* _Given request_: Leave out the pictures and set down exactly the lines from the start of the listing through the one with "from plotly.colors import sample_colorscale", both included.

* _Collected data_:
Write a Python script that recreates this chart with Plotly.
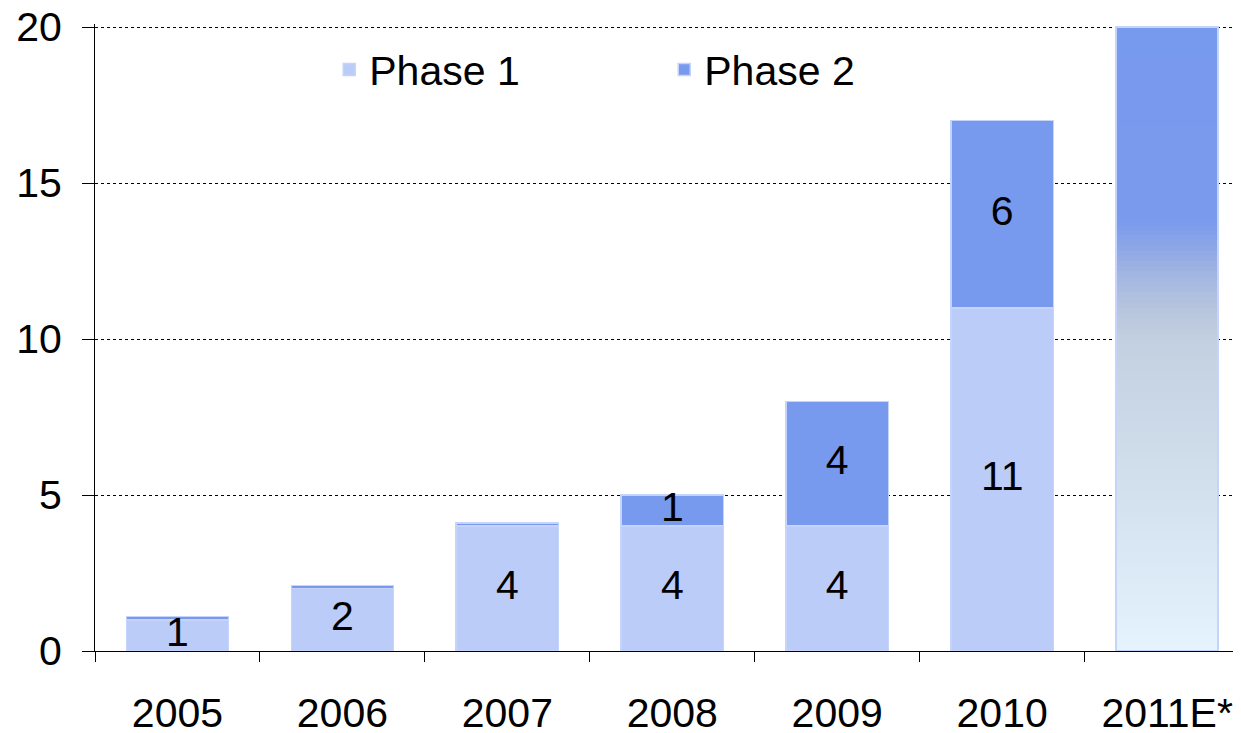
import plotly.graph_objects as go
from plotly.colors import sample_colorscale

years = ["2005", "2006", "2007", "2008", "2009", "2010"]
phase1 = [1, 2, 4, 4, 4, 11]
phase2 = [0.1, 0.1, 0.1, 1, 4, 6]
phase1_labels = ["1", "2", "4", "4", "4", "11"]
phase2_labels = ["", "", "", "1", "4", "6"]
est_year = "2011E*"
est_total = 20
categories = years + [est_year]

C1 = "#BBCCF8"
C2 = "#7799EE"
EDGE = "#C6D3FA"
FONT = "Liberation Sans, Arial, sans-serif"
FS = 41
BW = 0.62

grad_scale = [
    [0.0, "#E5F3FF"], [0.25, "#D3E1EE"], [0.5, "#C3D0E0"], [0.55, "#B6C5DD"],
    [0.6, "#A4B7E1"], [0.65, "#8CA5E7"], [0.69, "#7A9AED"], [1.0, C2],
]

fig = go.Figure()
fig.add_trace(go.Bar(x=years, y=phase1, name="Phase 1", width=BW,
                     marker=dict(color=C1, line=dict(color=EDGE, width=1.5))))
fig.add_trace(go.Bar(x=years, y=phase2, name="Phase 2", width=BW,
                     marker=dict(color=C2, line=dict(color=EDGE, width=1.5))))

# gradient bar for the estimate, rendered as thin stacked slices
n = 120
step = est_total / n
cols = sample_colorscale(grad_scale, [(i + 0.5) / n for i in range(n)])
fig.add_trace(go.Bar(x=[est_year] * n, y=[step] * n, width=BW, showlegend=False,
                     marker=dict(color=cols, line=dict(width=0)), hoverinfo="skip"))
# outline of estimate bar on an overlaying axis so it is not stacked
fig.add_trace(go.Bar(x=[est_year], y=[est_total], width=BW, yaxis="y2", showlegend=False,
                     marker=dict(color="rgba(0,0,0,0)", line=dict(color=EDGE, width=1.5))))

# value labels
lx, ly, lt = [], [], []
for c, a, b, ta, tb in zip(years, phase1, phase2, phase1_labels, phase2_labels):
    lx.append(c); ly.append(a / 2); lt.append(ta)
    if tb:
        lx.append(c); ly.append(a + b / 2); lt.append(tb)
fig.add_trace(go.Scatter(x=lx, y=ly, text=lt, mode="text", showlegend=False,
                         textfont=dict(family=FONT, size=FS, color="black"),
                         cliponaxis=False, hoverinfo="skip"))

fig.update_layout(
    width=1233, height=725,
    margin=dict(l=87, r=0, t=16, b=82, autoexpand=False),
    paper_bgcolor="white", plot_bgcolor="white",
    barmode="stack", bargap=0.38,
    font=dict(family=FONT, size=FS, color="black"),
    showlegend=True,
    legend=dict(orientation="h", x=0.2044, y=0.927, xanchor="left", yanchor="middle",
                font=dict(family=FONT, size=FS), entrywidth=290, entrywidthmode="pixels",
                bgcolor="rgba(0,0,0,0)", traceorder="normal"),
    xaxis=dict(type="category", categoryorder="array", categoryarray=categories,
               range=[-0.5, 6.448], showline=True, linecolor="black", linewidth=1,
               ticks="outside", tickson="boundaries", ticklen=10, tickcolor="black",
               showgrid=False, tickfont=dict(size=FS), ticklabelstandoff=26,
               automargin=False, ticklabeloverflow="allow"),
    yaxis=dict(range=[0, 20.1], tickvals=[0, 5, 10, 15, 20], showline=True, linecolor="black",
               linewidth=1, ticks="outside", ticklen=12, tickcolor="black",
               showgrid=True, gridcolor="black", griddash="dot", gridwidth=1,
               zeroline=False, tickfont=dict(size=FS), ticklabelstandoff=12,
               automargin=False, ticklabeloverflow="allow"),
    yaxis2=dict(overlaying="y", matches="y", visible=False),
)

fig.write_html("out.html")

* _The response_:
Write a Python script that recreates this chart with Plotly.
import plotly.graph_objects as go
from plotly.colors import sample_colorscale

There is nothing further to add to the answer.